Usually, I run from needles. The idea of something sharp sliding through anyone’s flesh is enough to make me feel a little less steady on my feet. But yesterday, I walked willingly through the country’s epicenter of all things sharp, spikey and barbed and I actually watched as men pierced each other’s chest, back, arms, tongue and head.
Yesterday was Thaipusam, the Hindu festival of devotion, prayers and penance. (Thai = the name of the month on the Tamil calendar, and Pusam = the name of a star, which is at its highest point during the festival). Hindus dedicate the festival to Lord Murugan, their deity of youth, power and virtue.
At the temple’s gate
I took a Grab ride to Singapore’s Little India with some of my new neighbors and friends, and as soon as I stepped out of the car, I smelled incense. The aroma thickened as we walked closer to the gate of the Sri Perumal Temple, and the steady sound of beating drums grew louder. At the gate, we took our shoes off out of respect and left them next to all of the other shoes. It felt funny to leave my shoes on the street and walk around barefoot in an area filled with skewers and needles, but the only thing I stepped on that I wished I hadn’t were some berries.
Along with the no-shoes-inside-the-temple rule, we also had to cover our knees and shoulders. Most of us wore capris, and one lady in our group wore shorts, but she covered her knees by tying a sweatshirt around her waist.
And not only were cameras allowed, they were welcomed. Both visitors and the family and friends of the devotees were taking pictures.
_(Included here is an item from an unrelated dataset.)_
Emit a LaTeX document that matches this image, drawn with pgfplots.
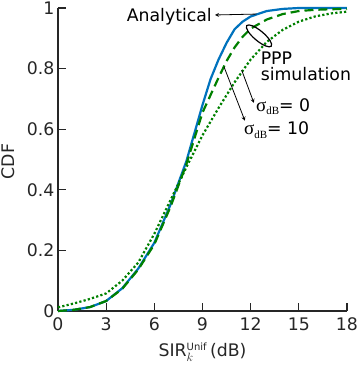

Inside the temple, hundreds of devotees and their family and friends worked to assemble colorful, elaborately decorated kavadis. Most kavadis were decorated with flowers, beads, peacock feathers, and pictures of deities. Pots of milk were attached to the end of the kavadis’ poles. And these kavadis are not cheap. Many of them cost thousands of dollars!
Kavadis, which weigh around 80kg (more than both of my kids combined!), are slung over a devotee’s shoulders and strapped around their waist. And here’s the part that blew my mind: the kavadi is also connected to each devotee via dozens of hooks, spears and skewers. Men surrounded each devotee as they pierced their chest, back and arms, and some even pierced their tongue, head and cheeks. Most of the devotees remained stoic during the piercings. Only a few of them winced or looked uncomfortable.
After each devotee completed his piercing, he started dancing to the loud, rhythmic music, which was supposed to put him in a trance before their painful 4 km procession to the Sri Thendayuthapani Temple. Although the processions began shortly after midnight, the bands were only allowed to use drums after 7 a.m. due to Singaporean music ordinances.
After each devotee danced for several minutes, they slowly walked out of the temple with their entourage of family and friends. Although only men carried kavadis, women carried jars of fruit and grains as offerings.
We grabbed our shoes from the temple gates and put them on, then walked along the streets to watch the devotees. It reminded me of a marathon, with onlookers standing along the street to watch them. I wanted to cheer them on as you would in a race, but no other bystanders were cheering. The devotees’ entourage chanted and played music as they walked, which probably helped them.
A painful procession
Most men carried arched kavadis attached with spears and hooks, but we also saw several men walking on shoes made of nails. They walked extremely slowly, and with the help of a cane. We saw another man who was pulling a chariot with chains connected to the hooks in his back.
I learned that the procession and the carrying of the kavadi is only part of each devotee’s vows and purification ritual. They begin preparing for Thaipusam weeks ahead through fasting and abstinence. Some begin as early as 45 days before!
Although I am Catholic, and I don’t fully understand the religious significance of Thaipusam, I am grateful I was able to attend the festival to watch how other people of other faiths practice devotion, penance and sacrifice. When we first walked into the temple, I felt like a nosy outside and I hid my camera in my pocket. But after being greeted with smile after smile, I realized they really did welcome visitors to their celebration.
My top five takeaways from the Thaipusam Festival
- This festival would be a golden sponsorship opportunity for Neosporin and BandAid.
- I am a wimp because I hate flu shots.
- This festival takes devotion to the extreme. Although I don’t completely understand it, I admire their faith tremendously.
- Anyone who has the chance to attend this festival should.
- I should probably never complain about a paper cut again.